Thursday, 13 June, 2024

Upshots Of NCP-CCP Agreement

Kushal Pokharel


In one of the rarest incidents in the history of memorandum of understanding (MOU) between Nepal and China at the highest political level, ruling Nepal Communist Party (NCP) and the Chinese Communist Party (CPC) has formally signed an agreement to promote the political exchanges between the two communist parties at individual, institutional and party level. The 6-point agreement stresses on raising the bilaterally beneficial agenda of communist parties in international forum. Meanwhile, channelising visit, training, study and research through party based mechanism is also on top of the agenda .The MOU also mentions deepening public relations with civil society, media and intellectuals along with imparting ideological trainings to the party cadres. Against the backdrop of the Chinese President most likely visit to Nepal in the next few weeks, profound interaction has been observed between the two parties recently. And this MOU is being promoted as a cornerstone of setting an environment for the same. The visit of the Chinese Foreign Minister recently also appears as a major incident to make necessary preparations for making the high level visit a success.
Inking the fresh deal, the negotiating parties have vowed to conduct ideological interactions including seminars in the future as well. In this regard, a two-day symposium between the two parties was held in Kathmandu this week to intensify the discussion on ideology, party organisation and development. With the current Chinese governance model emerging strong in advancing the agenda of economic prosperity crisis has surfaced of late with the rising Sino-American tension. At this juncture, it is important to analyse the present Chinese model propounded by Xi Jinping. The doctrine popularly called ‘Xi Jinping Thought on Socialism with Chinese Characteristics for a New Era’ constitutes a roadmap for the development of China in the next three decades. Equally noticeable is that Xi is being projected as the greatest Chinese leader equivalent to the ranks of Mao in China.
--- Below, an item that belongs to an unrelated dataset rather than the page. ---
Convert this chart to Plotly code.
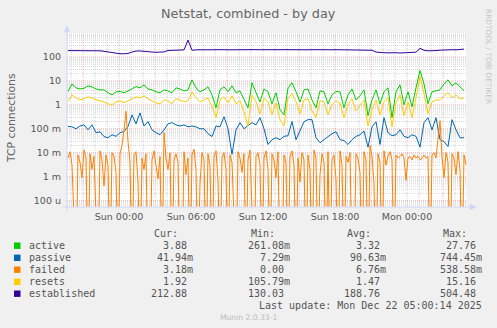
import plotly.graph_objects as go
import pandas as pd

# ---------------- data ----------------
times = pd.date_range("2025-12-20 19:45", periods=100, freq="20min")
times_failed = pd.date_range("2025-12-20 19:45", periods=200, freq="10min")

active = [3.6, 7.5, 5.1, 4.6, 4.9, 6.2, 5.6, 4.6, 4.2, 4.2,
          3.2, 2.6, 3.5, 3.6, 3.2, 3.8, 4.6, 5.8, 5.1, 6.8,
          4.6, 4.2, 3.5, 3.2, 4.2, 3.8, 3.2, 5.1, 4.6, 3.8,
          4.2, 11.0, 5.1, 3.5, 4.2, 5.6, 2.6, 0.75, 4.2, 5.6,
          3.5, 6.2, 3.2, 3.8, 1.6, 0.75, 8.3, 3.5, 1.3, 4.6,
          3.5, 1.1, 3.2, 0.62, 0.38, 5.1, 8.3, 3.5, 1.3, 4.2,
          4.6, 1.6, 0.75, 3.8, 3.5, 1.1, 2.6, 3.6, 3.5, 0.75,
          2.6, 4.6, 1.6, 2.4, 4.2, 0.35, 1.6, 4.2, 1.1, 3.5,
          5.1, 0.29, 3.5, 6.8, 1.0, 3.5, 0.83, 5.1, 27.0, 7.5,
          1.1, 3.5, 3.8, 4.2, 7.5, 11.0, 6.2, 8.3, 5.6, 3.88]

passive = [0.125, 0.12, 0.10, 0.13, 0.145, 0.09, 0.145, 0.068, 0.075, 0.047,
           0.042, 0.056, 0.048, 0.068, 0.077, 0.125, 0.38, 0.16, 0.46, 0.13,
           0.2, 0.09, 0.068, 0.056, 0.09, 0.16, 0.18, 0.145, 0.13, 0.145,
           0.12, 0.13, 0.12, 0.10, 0.10, 0.062, 0.047, 0.13, 0.12, 0.32,
           0.10, 0.0085, 0.09, 0.18, 0.10, 0.13, 0.18, 0.145, 0.29, 0.10,
           0.022, 0.035, 0.042, 0.035, 0.048, 0.051, 0.2, 0.035, 0.09, 0.196,
           0.24, 0.24, 0.042, 0.026, 0.035, 0.048, 0.062, 0.075, 0.035, 0.032,
           0.022, 0.035, 0.048, 0.056, 0.08, 0.017, 0.12, 0.196, 0.022, 0.29,
           0.068, 0.051, 0.056, 0.09, 0.048, 0.042, 0.056, 0.048, 0.017, 0.18,
           0.29, 0.09, 0.29, 0.035, 0.029, 0.018, 0.24, 0.09, 0.042, 0.042]

failed = [0.006, 0.011, 0.003, 0, 0, 0.008, 0.004, 0.0009, 0.013, 0.006,
          0, 0.009, 0.002, 0.007, 0, 0, 0.012, 0.005, 0.0004, 0.008,
          0.003, 0, 0.01, 0.007, 0.0015, 0, 0.009, 0.02, 0.09, 0.54,
          0.03, 0.004, 0, 0.008, 0.011, 0.0006, 0, 0.006, 0.002, 0.009,
          0, 0, 0.005, 0.012, 0.003, 0.0008, 0.007, 0, 0.07, 0.006,
          0.002, 0.01, 0, 0.005, 0.009, 0.004, 0, 0, 0.011, 0.0012,
          0.006, 0, 0.008, 0.014, 0.002, 0, 0.0005, 0.01, 0.005, 0,
          0.009, 0.003, 0, 0.007, 0.012, 0.0007, 0, 0.006, 0.01, 0.002,
          0, 0.008, 0.004, 0, 0, 0.011, 0.006, 0.0015, 0.009, 0,
          0.005, 0.013, 0.0004, 0, 0.007, 0.01, 0.003, 0, 0.006, 0.012,
          0.002, 0, 0.009, 0.005, 0.0009, 0.011, 0, 0, 0.008, 0.004,
          0, 0.007, 0.012, 0.003, 0, 0.006, 0.0006, 0.01, 0.005, 0,
          0.008, 0.002, 0, 0.013, 0.006, 0, 0.0012, 0.009, 0.004, 0,
          0.011, 0, 0.005, 0.008, 0.0008, 0, 0.012, 0.003, 0, 0.007,
          0.004, 0.01, 0, 0, 0.009, 0.006, 0.0015, 0, 0.011, 0.005,
          0, 0.02, 0.007, 0.0005, 0, 0.009, 0.004, 0, 0.012, 0.003,
          0.007, 0.011, 0.005, 0, 0.008, 0.006, 0.007, 0.009, 0.006, 0.0007,
          0.006, 0.007, 0.005, 0.008, 0.006, 0.007, 0.005, 0.006, 0.008, 0.006,
          0.007, 0, 0.008, 0.01, 0.006, 0.04, 0.22, 0.007, 0.0009, 0.01,
          0.004, 0, 0.009, 0.006, 0.0012, 0.011, 0.002, 0, 0.008, 0.00318]

resets = [1.4, 2.6, 1.96, 1.6, 1.8, 2.15, 1.96, 1.6, 1.47, 1.33,
          1.1, 1.0, 1.33, 1.47, 1.2, 1.47, 1.8, 2.15, 1.96, 2.4,
          1.8, 1.47, 1.2, 1.1, 1.6, 1.47, 1.1, 1.8, 1.6, 1.33,
          1.47, 3.5, 1.96, 1.33, 1.6, 1.96, 0.9, 0.29, 1.6, 2.15,
          1.2, 2.4, 1.1, 1.47, 0.51, 0.13, 2.6, 1.33, 0.42, 1.8,
          1.33, 0.38, 1.2, 0.24, 0.13, 1.96, 2.9, 1.33, 0.42, 1.6,
          1.8, 0.56, 0.29, 1.47, 1.33, 0.38, 1.0, 1.47, 1.2, 0.29,
          1.0, 1.8, 0.56, 0.9, 1.6, 0.13, 0.62, 1.6, 0.38, 1.33,
          1.96, 0.12, 1.2, 2.6, 0.35, 1.33, 0.29, 1.96, 15.0, 2.9,
          0.42, 1.33, 1.6, 1.6, 2.4, 3.2, 1.96, 2.6, 1.8, 1.92]

established = [184, 185, 184, 183, 184, 185, 184, 183, 180, 172,
               160, 150, 142, 136, 135, 140, 160, 176, 178, 176,
               170, 160, 156, 157, 162, 186, 192, 196, 195, 197,
               505, 190, 198, 200, 198, 202, 199, 196, 200, 201,
               198, 200, 203, 199, 200, 196, 199, 202, 200, 198,
               201, 200, 204, 199, 198, 201, 200, 197, 200, 202,
               199, 201, 198, 200, 203, 200, 199, 201, 200, 198,
               200, 201, 199, 200, 198, 199, 190, 160, 152, 150,
               148, 152, 150, 146, 150, 152, 148, 158, 228, 190,
               180, 176, 184, 192, 198, 205, 200, 198, 203, 212.88]

series_names = ["active", "passive", "failed", "resets", "established"]
series_colors = ["#00CC00", "#0066B3", "#FF8000", "#FFCC00", "#330099"]
cur_vals = ["3.88", "41.94m", "3.18m", "1.92", "212.88"]
min_vals = ["261.08m", "7.29m", "0.00", "105.79m", "130.03"]
avg_vals = ["3.32", "90.63m", "6.76m", "1.47", "188.76"]
max_vals = ["27.76", "744.45m", "538.58m", "15.16", "504.48"]

x_tick_times = ["2025-12-21 00:00", "2025-12-21 06:00", "2025-12-21 12:00",
                "2025-12-21 18:00", "2025-12-22 00:00"]
x_tick_text = ["Sun 00:00", "Sun 06:00", "Sun 12:00", "Sun 18:00", "Mon 00:00"]
y_tick_vals = [1e-4, 1e-3, 1e-2, 1e-1, 1, 10, 100]
y_tick_text = ["100 u", "1 m", "10 m", "100 m", "1", "10", "100"]

x_start, x_end = "2025-12-20 19:40", "2025-12-22 05:00"

# ---------------- geometry helpers (pixel -> paper) ----------------
W, H = 497, 328
L, R, T, B = 67, 30, 33, 121
PW, PH = W - L - R, H - T - B


def px(x):
    return (x - L) / PW


def py(y):
    return (H - B - y) / PH


FONT = "DejaVu Sans"
MONO = "DejaVu Sans Mono"
TXT = "#555555"

fig = go.Figure()

failed_plot = [v if v > 0 else 1e-7 for v in failed]
data_map = {
    "active": (times, active),
    "passive": (times, passive),
    "failed": (times_failed, failed_plot),
    "resets": (times, resets),
    "established": (times, established),
}
for name, col in zip(series_names, series_colors):
    xs, ys = data_map[name]
    fig.add_trace(go.Scatter(x=xs, y=ys, mode="lines", name=name,
                             line=dict(color=col, width=1), hoverinfo="skip"))

GRID = "#D6D6D6"
MGRID = "rgba(235,140,140,0.55)"
shapes = []
# horizontal log grid
for n in range(-5, 3):
    for k in range(1, 10):
        v = k * 10 ** n
        if v < 10 ** -4.27 or v > 1000:
            continue
        major = (k == 1)
        shapes.append(dict(type="line", xref="paper", yref="y", x0=0, x1=1,
                           y0=v, y1=v, layer="below",
                           line=dict(color=MGRID if major else GRID,
                                     width=1, dash="1px,1px")))
# vertical time grid (hourly minor, 3-hourly major)
for t in pd.date_range("2025-12-20 20:00", "2025-12-22 05:00", freq="1h"):
    major = (t.hour % 3 == 0)
    shapes.append(dict(type="line", xref="x", yref="paper", x0=t, x1=t,
                       y0=0, y1=1, layer="below",
                       line=dict(color=MGRID if major else GRID,
                                 width=1, dash="1px,1px")))
AX = "#CFD6F8"
# axes and arrows
shapes.append(dict(type="line", xref="paper", yref="paper", x0=px(67), x1=px(67),
                   y0=py(211), y1=py(30), line=dict(color=AX, width=1)))
shapes.append(dict(type="line", xref="paper", yref="paper", x0=px(63), x1=px(472),
                   y0=py(207), y1=py(207), line=dict(color=AX, width=1)))
shapes.append(dict(type="path", xref="paper", yref="paper",
                   path=f"M {px(64)} {py(32)} L {px(70)} {py(32)} L {px(67)} {py(26)} Z",
                   fillcolor=AX, line=dict(color=AX, width=0.5)))
shapes.append(dict(type="path", xref="paper", yref="paper",
                   path=f"M {px(470)} {py(204)} L {px(470)} {py(210)} L {px(476)} {py(207)} Z",
                   fillcolor=AX, line=dict(color=AX, width=0.5)))

# legend squares
row_y = [245.7, 257.8, 269.7, 281.8, 293.7]
for col, yy in zip(series_colors, row_y):
    shapes.append(dict(type="rect", xref="paper", yref="paper",
                       x0=px(14), x1=px(20.5), y0=py(yy + 3.2), y1=py(yy - 3.2),
                       fillcolor=col, line=dict(width=0)))

ann = []


def text(x, y, s, size, color=TXT, family=FONT, xanchor="left", angle=0):
    ann.append(dict(x=px(x), y=py(y), xref="paper", yref="paper", text=s,
                    showarrow=False, xanchor=xanchor, yanchor="middle",
                    textangle=angle, font=dict(family=family, size=size, color=color)))


text(248.5, 13.5, "Netstat, combined - by day", 12.8, color="#666666", xanchor="center")
text(11, 118, "TCP connections", 10.8, color="#666666", xanchor="center", angle=-90)
text(488.5, 56.5, "RRDTOOL / TOBI OETIKER", 7.4, color="#C4C4C4", xanchor="center", angle=90)

# legend headers
for hdr, xr in zip(["Cur:", "Min:", "Avg:", "Max:"], [180.2, 277.3, 373.3, 469.3]):
    text(xr, 233.3, hdr, 10, family=MONO, xanchor="right")
col_right = [194.5, 292.0, 387.5, 483.5]
for i, name in enumerate(series_names):
    yy = row_y[i]
    text(26.5, yy, name, 10, family=MONO)
    for vals, xr in zip([cur_vals, min_vals, avg_vals, max_vals], col_right):
        s = vals[i]
        off = 0 if s.endswith("m") else 6.0
        text(xr - off, yy, s, 10, family=MONO, xanchor="right")
text(483.5, 305.7, "Last update: Mon Dec 22 05:00:14 2025", 10, family=MONO, xanchor="right")
text(248.7, 317.3, "Munin 2.0.33-1", 7.6, color="#BBBBBB", xanchor="center")

fig.update_layout(
    width=W, height=H,
    margin=dict(l=L, r=R, t=T, b=B, pad=0),
    paper_bgcolor="#F0F0F0", plot_bgcolor="#FFFFFF",
    showlegend=False,
    shapes=shapes, annotations=ann,
    font=dict(family=FONT, color=TXT),
    xaxis=dict(type="date", range=[x_start, x_end], tickvals=x_tick_times,
               ticktext=x_tick_text, showgrid=False, zeroline=False, showline=False,
               ticks="", tickfont=dict(family=FONT, size=9.5, color=TXT),
               ticklabelstandoff=2, fixedrange=True),
    yaxis=dict(type="log", range=[-4.27, 3.0], tickvals=y_tick_vals,
               ticktext=y_tick_text, showgrid=False, zeroline=False, showline=False,
               ticks="", tickfont=dict(family=FONT, size=9.5, color=TXT),
               ticklabelstandoff=5, fixedrange=True),
)

fig.write_html("out.html", config={"displayModeBar": False})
With the statute of the CCP officially endorsing the Xi doctrine, the level of importance attached to his ideology can easily be inferred. Eradicating poverty, opening up the country’s markets, building a world class military and ultimately becoming the world’s superpower are the major goals of this doctrine. Contrary to the Mao’s model of ruling China, the Xi model marks a significant departure particularly in terms of fostering economic development and prosperity. Some scholars consider the Xi doctrine more economic than political in nature as ‘market socialism’ lies at the heart of it. Though there is a single-party rule, private sector involvement in development is top priority. In this light, the Chinese model has posed a grave challenge to the question of whether democracy with various socio-political and economic rights for the citizens is really a pre-requisite for development. Amid this scenario, even the proponents of capitalism like Fukuyama has hinted at the growing prominence of the communist ideology in the near future.
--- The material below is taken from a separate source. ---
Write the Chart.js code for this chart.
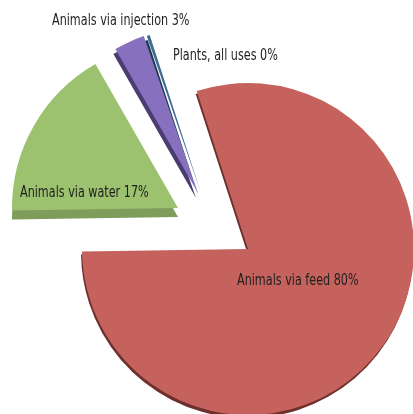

In the aftermath of this unprecedented agreement, mixed reactions have surfaced in Nepal’s political circle. While some parties have observed this political development with great suspicion, differing views have been cropped up among the leaders of the NCP itself. Learning from the experiences of any communist party or revolution isn’t a new matter. Even in the past, various forums have been utilised between the communist parties of the two countries to discuss various agenda.
What is important to understand here is that it is impossible to import the political ideology of any party and implement in another country. In the context of the above stated political development between NCP and CCP, it is almost impossible for Nepal to adopt the Chinese political model in the current system as Nepal’s politics is characterised by democracy, rule of law, adult franchise, civil liberties among others. Hence, the suspicion that NCP will adopt the single-party rule is baseless. On the development front, it is possible to take positive lessons and see its relevance in our own context. But the blind adaptation of even the development model holds no significance for carving a long term development path of Nepal.
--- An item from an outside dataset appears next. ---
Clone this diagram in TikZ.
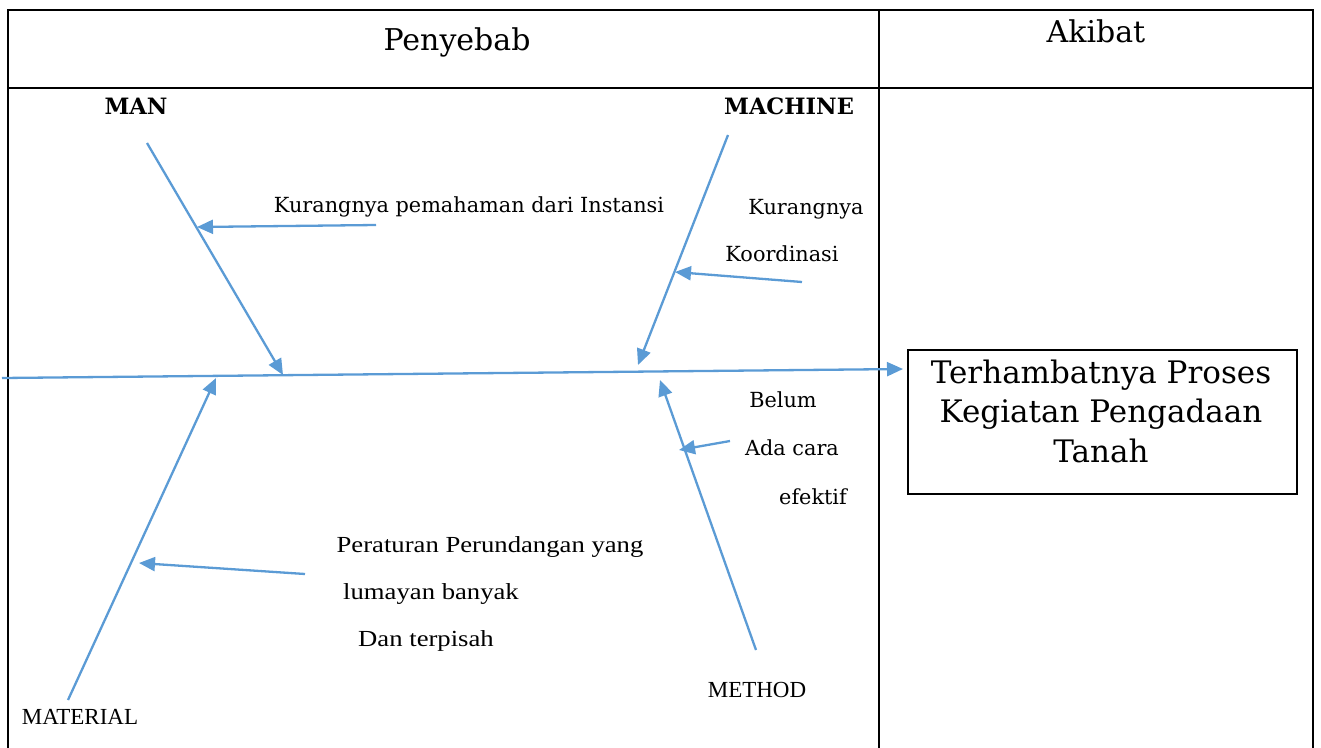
\documentclass[tikz,border=0pt]{standalone}
\usepackage{fontspec}
\setmainfont{DejaVu Serif}
\newfontfamily\tms{Liberation Serif}
\usetikzlibrary{arrows.meta}
\definecolor{bone}{HTML}{5B9BD5}
\newcommand\widetxt[1]{\scalebox{1.16}[1]{#1}}
\tikzset{
  grid/.style={line width=2pt, black},
  bonel/.style={line width=2.3pt, bone, -{Triangle[length=16pt,width=14pt]}},
  lbl/.style={inner sep=0pt, font=\fontsize{20.8}{24}\selectfont},
  tlbl/.style={inner sep=0pt, font=\tms\fontsize{23}{26}\selectfont},
  head/.style={inner sep=0pt, font=\bfseries\fontsize{22.5}{26}\selectfont},
  title/.style={inner sep=0pt, font=\fontsize{30}{34}\selectfont},
}
\begin{document}
\begin{tikzpicture}[x=1pt,y=-1pt]
\useasboundingbox (0,0) rectangle (1321,747);
% table
\draw[grid] (8,760) -- (8,10) -- (1313,10) -- (1313,760);
\draw[grid] (8,88) -- (1313,88);
\draw[grid] (879,10) -- (879,760);
\node[title] (pen) at (457,42) {Penyebab};
\node[title] (aki) at (1096,31) {Akibat};
% result
\node[draw=black, line width=1.6pt, minimum width=389pt, minimum height=144pt, anchor=north west, inner sep=0pt] (res) at (907,349) {};
\node[inner sep=0pt, align=center, font=\fontsize{31}{39.5}\selectfont] (restext) at (1101,411) {Terhambatnya Proses\\Kegiatan Pengadaan\\Tanah};
% headings
\node[head] (man) at (136,106) {MAN};
\node[head] (mac) at (789,106) {MACHINE};
\node[tlbl] (met) at (757,690) {METHOD};
\node[tlbl] (mat) at (80,717) {MATERIAL};
% cause texts
\node[lbl] (c1) at (469,207) {Kurangnya pemahaman dari Instansi};
\node[lbl] (c2a) at (806,209) {Kurangnya};
\node[lbl] (c2b) at (782,254) {Koordinasi};
\node[lbl] (c3a) at (783,400) {Belum};
\node[lbl] (c3b) at (792,448) {Ada cara};
\node[lbl] (c3c) at (813,497) {efektif};
\node[tlbl] (c4a) at (490,547) {\widetxt{Peraturan Perundangan yang}};
\node[tlbl] (c4b) at (431,594) {\widetxt{lumayan banyak}};
\node[tlbl] (c4c) at (426,641) {\widetxt{Dan terpisah}};
% coordinates
\coordinate (sp0) at (2,378);
\coordinate (spE) at (903,369);
\coordinate (manS) at (147,143);
\coordinate (manE) at (283,375);
\coordinate (macS) at (728,135);
\coordinate (macE) at (638,365);
\coordinate (metS) at (756,650);
\coordinate (metE) at (660,380);
\coordinate (matS) at (68,700);
\coordinate (matE) at (216,378);
\coordinate (a1S) at (376,225);
\coordinate (a1E) at (197,227);
\coordinate (a2S) at (802,282);
\coordinate (a2E) at (675,272);
\coordinate (a3S) at (730,441);
\coordinate (a3E) at (679,450);
\coordinate (a4S) at (305,574);
\coordinate (a4E) at (139,563);
% bones
\draw[bonel] (sp0) -- (spE);
\draw[bonel] (manS) -- (manE);
\draw[bonel] (macS) -- (macE);
\draw[bonel] (metS) -- (metE);
\draw[bonel] (matS) -- (matE);
\draw[bonel] (a1S) -- (a1E);
\draw[bonel] (a2S) -- (a2E);
\draw[bonel] (a3S) -- (a3E);
\draw[bonel] (a4S) -- (a4E);
\end{tikzpicture}
\end{document}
So there is a greater need of clarity within the NCP as to the main goal of the recent agreement. Imparting a clear message to the party cadres will be equally crucial in order to alleviate the disgruntled cadres who are in deep confusion in the absence of adequate training and orientation. Since CCP is largely interested in pushing the economic agendas particular under the Belt and Road Initiative (BRI) brand, NCP also needs to accord top priority to the agenda of economic prosperity and development. Adequate preparation before sitting in such bilateral negotiations is a prerequisite to reap any possible benefits.

(The author is a member of the Social Science and Research Faculty at NIMS College.)